All things appear to be rather rosy in Joe Schmidt’s garden, but with so many Ireland players away with the Lions – he knows things are far from perfect.
The two nations do battle once more this weekend in the second and final match of the Tour – and the wily Schmidt will already be focussing on an improved display.
Here we take a look at how they can get even better and beat Japan again:
TIGHTEN UP AT THE BACK
Ireland may just be the best defensive side in world rugby – the way they strangled the life out of England in the RBS 6 Nations a few months ago, and beating world champions New Zealand proved very few teams can get through the green wall.
Yet Japan scored three tries and 22 points – more than the combined 18 Ireland shipped to England and France in the 6 Nations.
Okay, this is a comparably weak Ireland side – but their backs still consist of first-team players Garry Ringrose, Simon Zebo and Keith Earls, plus fly-half Paddy Jackson.
Joe Schmidt even said after the match he was impressed by how his side defended but considering Japan produced a damp squib of a performance – surely 22 points is far too many?
Ireland’s focus in this series seems to be on their attack, and rightly so. They have often struggled to unpick the world’s best defences and games against Japan offers a chance to perfect those skills.
But the home side, who famously beat South Africa at the 2015 World Cup, are unlikely to be so disappointing again – and if they play at a high intensity, they could rattle Ireland.
The men in green will surely win, but if they can tighten up and ensure Japan enjoy less success with ball-in-hand then everyone will leave happy.
PROTECT PADDY JACKSON
Ireland have an embarrassing amount of riches at fly-half with, perhaps, the best in the world in Johnny Sexton currently strutting his stuff with the Lions.
But as Sexton gets older and his influence slightly decreases, the prospect of Paddy Jackson coming to the fore increases.
Jackson has always been destined for the Test jersey, but only in the last 12 months has he started to deliver on his undoubted potential.
The Ulster player may not be on the verge of taking Sexton’s place but with the Lion suffering plenty of injuries in the past couple of years, his importance has increased.
So Ireland need to do all they can to protect the 25-year-old, who suffered rib and shoulder injuries in the first Test.

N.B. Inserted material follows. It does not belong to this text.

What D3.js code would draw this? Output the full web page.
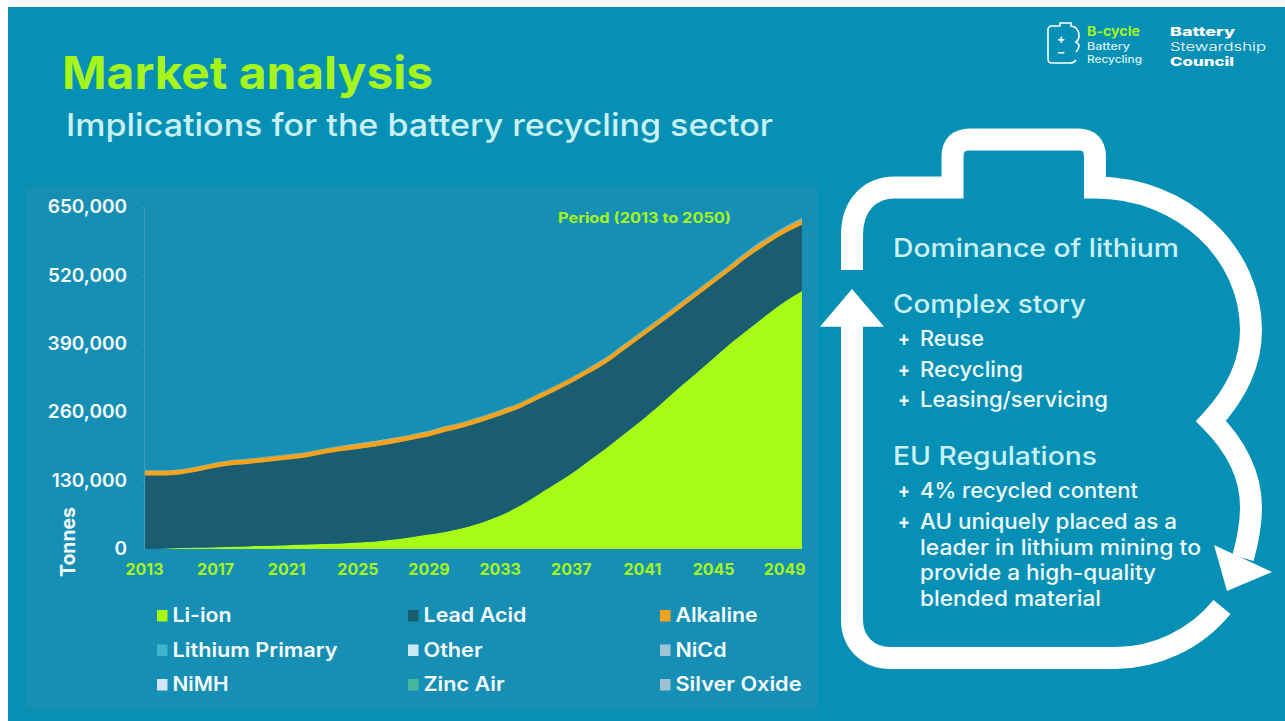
<!DOCTYPE html>
<html>
<head>
<meta charset="utf-8">
<script src="https://cdn.jsdelivr.net/npm/d3@7"></script>
<style>
  html, body { margin: 0; padding: 0; background: #fff; overflow: hidden; }
  text { font-family: Inter, "Open Sans", sans-serif; }
</style>
</head>
<body>
<div id="vis"></div>
<script>
// Data, tonnes per year
const years = d3.range(2013, 2051).map(String);
const tickYears = ["2013", "2017", "2021", "2025", "2029", "2033", "2037", "2041", "2045", "2049"];
const yTicks = [0, 130000, 260000, 390000, 520000, 650000];

const liIon = [0, 600, 1900, 2900, 3400, 4400, 5300, 6300, 7200, 8400, 9500, 10600, 12400, 14300, 18000, 22500, 27500, 33000, 40500, 50500, 63000, 80000, 100000, 121000, 142500, 167300, 192000, 218600, 245200, 273700, 304100, 332600, 362100, 391500, 418100, 444700, 469500, 490400];
const leadAcid = [139800, 139200, 139800, 144300, 150900, 155100, 156900, 159700, 162500, 165000, 170400, 175000, 177800, 180700, 182600, 184600, 186300, 190200, 191100, 191500, 190400, 185600, 181700, 176800, 172300, 166500, 161600, 159600, 157600, 153800, 148900, 146000, 142000, 138200, 138000, 133900, 130000, 125900];
const alkaline = [8800, 8800, 8800, 8900, 9000, 9000, 9000, 9000, 9100, 9100, 9200, 9200, 9300, 9300, 9300, 9400, 9400, 9400, 9500, 9500, 9500, 9600, 9600, 9600, 9700, 9700, 9700, 9800, 9800, 9800, 9900, 9900, 10000, 10000, 10100, 10200, 10200, 10300];
const lithiumPrimary = [150, 150, 150, 170, 170, 170, 200, 200, 200, 220, 220, 250, 250, 250, 270, 270, 270, 300, 300, 320, 320, 320, 350, 350, 370, 370, 400, 400, 420, 420, 450, 470, 470, 500, 520, 550, 570, 600];
const other = [120, 120, 120, 140, 140, 140, 160, 160, 160, 180, 180, 200, 200, 200, 220, 220, 220, 240, 240, 260, 260, 260, 280, 280, 300, 300, 320, 320, 340, 340, 360, 380, 380, 400, 420, 440, 460, 480];
const nicd = [60, 60, 60, 70, 70, 70, 80, 80, 80, 90, 90, 100, 100, 100, 110, 110, 110, 120, 120, 130, 130, 130, 140, 140, 150, 150, 160, 160, 170, 170, 180, 190, 190, 200, 210, 220, 230, 240];
const nimh = [150, 150, 150, 170, 170, 170, 200, 200, 200, 220, 220, 250, 250, 250, 270, 270, 270, 300, 300, 320, 320, 320, 350, 350, 370, 370, 400, 400, 420, 420, 450, 470, 470, 500, 520, 550, 570, 600];
const zincAir = [60, 60, 60, 70, 70, 70, 80, 80, 80, 90, 90, 100, 100, 100, 110, 110, 110, 120, 120, 130, 130, 130, 140, 140, 150, 150, 160, 160, 170, 170, 180, 190, 190, 200, 210, 220, 230, 240];
const silverOxide = [60, 60, 60, 70, 70, 70, 80, 80, 80, 90, 90, 100, 100, 100, 110, 110, 110, 120, 120, 130, 130, 130, 140, 140, 150, 150, 160, 160, 170, 170, 180, 190, 190, 200, 210, 220, 230, 240];

const seriesNames = ["Li-ion", "Lead Acid", "Alkaline", "Lithium Primary", "Other", "NiCd", "NiMH", "Zinc Air", "Silver Oxide"];
const seriesValues = [liIon, leadAcid, alkaline, lithiumPrimary, other, nicd, nimh, zincAir, silverOxide];
const seriesColors = ["#a8fb14", "#1a5c70", "#f7a21b", "#3fb5cd", "#cbe9f5", "#a0c4d5", "#d2e6f3", "#46b79b", "#a0c1d3"];

const width = 1285, height = 721;
const svg = d3.select("#vis").append("svg")
    .attr("width", width)
    .attr("height", height)
    .style("display", "block");

// Slide background and chart panel
svg.append("rect").attr("x", 8).attr("y", 7).attr("width", width - 8).attr("height", height - 7).attr("fill", "#0790b5");
svg.append("rect").attr("x", 26).attr("y", 187).attr("width", 792).attr("height", 522).attr("fill", "#178fb5");

// Text helper, textLength keeps each string at the width it has on the slide
function label(parent, str, x, y, size, weight, color, len) {
    const t = parent.append("text")
        .attr("x", x)
        .attr("y", y)
        .style("font-size", size + "px")
        .style("font-weight", weight)
        .attr("fill", color)
        .text(str);
    if (len) t.attr("textLength", len).attr("lengthAdjust", "spacingAndGlyphs");
    return t;
}

const green = "#a5f51c", pale = "#c9f1f6", white = "#f4fbfd";

label(svg, "Market analysis", 62, 89, 45, 700, green, 371);
label(svg, "Implications for the battery recycling sector", 66, 136, 31, 500, pale, 707);

// Chart
const margin = { top: 207, left: 144 };
const plotW = 658, plotH = 342;

const x = d3.scalePoint().domain(years).range([0, plotW]);
const y = d3.scaleLinear().domain([0, 650000]).range([plotH, 0]);

const rows = years.map((yr, i) => {
    const row = { year: yr };
    seriesNames.forEach((name, s) => { row[name] = seriesValues[s][i]; });
    return row;
});
const stacked = d3.stack().keys(seriesNames)(rows);

const area = d3.area()
    .x(d => x(d.data.year))
    .y0(d => y(d[0]))
    .y1(d => y(d[1]))
    .curve(d3.curveMonotoneX);

const plot = svg.append("g").attr("transform", `translate(${margin.left},${margin.top})`);

plot.selectAll("path.layer")
    .data(stacked)
    .join("path")
    .attr("class", "layer")
    .attr("fill", (d, i) => seriesColors[i])
    .attr("d", area);

// Y axis
const yAxis = plot.append("g")
    .call(d3.axisLeft(y).tickValues(yTicks).tickSize(2).tickPadding(15).tickFormat(d3.format(",")));
yAxis.select(".domain").attr("stroke", "#3f9dbc");
yAxis.selectAll(".tick line").attr("stroke", "#3f9dbc");
yAxis.selectAll("text")
    .attr("fill", white)
    .attr("dy", "0.3em")
    .style("font-size", "19px")
    .style("font-weight", 600);

// X axis
const xAxis = plot.append("g")
    .attr("transform", `translate(0,${plotH})`)
    .call(d3.axisBottom(x).tickValues(tickYears).tickSize(0).tickPadding(15));
xAxis.select(".domain").remove();
xAxis.selectAll("text")
    .attr("fill", green)
    .style("font-size", "16px")
    .style("font-weight", 700);

label(svg, "Period (2013 to 2050)", 558, 223, 14, 700, green, 173);
label(svg, "Tonnes", 0, 0, 20, 700, white, 70)
    .attr("transform", "translate(75,577) rotate(-90)");

// Legend
const legendX = [157, 408, 660];
const legendY = [610, 644.5, 679];
const legendLen = [59, 103, 82, 165, 59, 51, 56, 81, 126];
seriesNames.forEach((name, i) => {
    const lx = legendX[i % 3], ly = legendY[Math.floor(i / 3)];
    svg.append("rect").attr("x", lx).attr("y", ly).attr("width", 10.5).attr("height", 11.5).attr("fill", seriesColors[i]);
    label(svg, name, lx + 15.5, ly + 12, 20, 600, white, legendLen[i]);
});

// Battery outline on the right
const outline = svg.append("g")
    .attr("fill", "none")
    .attr("stroke", "#fff")
    .attr("stroke-width", 22)
    .attr("stroke-miterlimit", 10);

const upperArc = d3.path();
upperArc.moveTo(852, 270);
upperArc.lineTo(852, 235);
upperArc.bezierCurveTo(852, 205, 870, 187.5, 895, 187.5);
upperArc.lineTo(952.5, 187.5);
upperArc.lineTo(952.5, 157);
upperArc.quadraticCurveTo(952.5, 139.5, 970, 139.5);
upperArc.lineTo(1078, 139.5);
upperArc.quadraticCurveTo(1095, 139.5, 1095, 157);
upperArc.lineTo(1095, 187.5);
upperArc.bezierCurveTo(1185, 187.5, 1251, 255, 1251, 330);
upperArc.bezierCurveTo(1251, 365, 1235, 395, 1211, 421);
upperArc.bezierCurveTo(1235, 445, 1251, 475, 1251, 507);
upperArc.bezierCurveTo(1251, 525, 1248, 540, 1243, 558);
outline.append("path").attr("d", upperArc.toString());

const bottomArc = d3.path();
bottomArc.moveTo(1222, 607);
bottomArc.bezierCurveTo(1195, 640, 1155, 658, 1115, 658);
bottomArc.lineTo(890, 658);
bottomArc.bezierCurveTo(868, 658, 852, 642, 852, 620);
bottomArc.lineTo(852, 320);
outline.append("path").attr("d", bottomArc.toString());

svg.append("polygon").attr("points", "852,289 884,326.7 820,326.7").attr("fill", "#fff");
svg.append("polygon").attr("points", "1214,545 1272,572 1227,591").attr("fill", "#fff");

// Text inside the battery
label(svg, "Dominance of lithium", 893, 257, 25, 500, pale, 286);
label(svg, "Complex story", 893, 313, 25, 500, pale, 193);
label(svg, "EU Regulations", 893, 465, 25, 500, pale, 204);

const bulletText = [
    ["+", 898, 346, 12], ["Reuse", 920, 346, 64],
    ["+", 898, 377, 12], ["Recycling", 920, 377, 103],
    ["+", 898, 407, 12], ["Leasing/servicing", 920, 407, 188],
    ["+", 898, 498, 12], ["4% recycled content", 920, 498, 218],
    ["+", 898, 529, 12], ["AU uniquely placed as a", 920, 529, 257],
    ["leader in lithium mining to", 920, 555, 281],
    ["provide a high-quality", 920, 580, 236],
    ["blended material", 920, 606, 181]
];
bulletText.forEach(b => {
    const bold = b[0] === "+";
    label(svg, b[0], b[1], b[2], 21, bold ? 700 : 500, "#eefafc", b[3]);
});

// Logos top right
const icon = svg.append("g").attr("fill", "none").attr("stroke", "#fff").attr("stroke-width", 1.6);
icon.append("path").attr("d", "M1062,23 L1060,23 L1060,26 L1052,26 Q1048,26 1048,30 L1048,59 Q1048,63 1052,63 L1070,63 Q1074,63 1076,60 M1076,52 Q1079,49 1079,46 Q1079,44 1076,42 Q1079,40 1079,36 Q1079,27 1071,26 L1071,23 L1062,23");
label(svg, "+", 1057, 43, 12, 700, "#fff");
label(svg, "\u2212", 1057, 56, 12, 700, "#fff");

label(svg, "B-cycle", 1087, 36, 13, 700, green, 53);
label(svg, "Battery", 1087, 50, 11, 500, "#d8f2f6", 43);
label(svg, "Recycling", 1087, 63, 11, 500, "#d8f2f6", 55);
label(svg, "Battery", 1170, 36, 12, 800, "#fff", 65);
label(svg, "Stewardship", 1170, 51, 12, 300, "#fff", 96);
label(svg, "Council", 1170, 66, 12, 800, "#fff", 64);
</script>
</body>
</html>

Like George Ford for England, Jackson is crucial to the way Ireland attack – so protecting him is essential. Both for now and the future.
EYE ON THE FUTURE
With so many Ireland regulars away, Schmidt has taken the opportunity to dish out the caps and test new players at international level.
They should only improve after the opening Test match and Schmidt must offer encouragement – not criticism if they make mistakes.
This may be the heart of the side that launches an assault on the 2019 World Cup and should be nurtured.
Schmidt should give all of the playing party plenty of time on the field, only then will he be able to assess what he has going forward.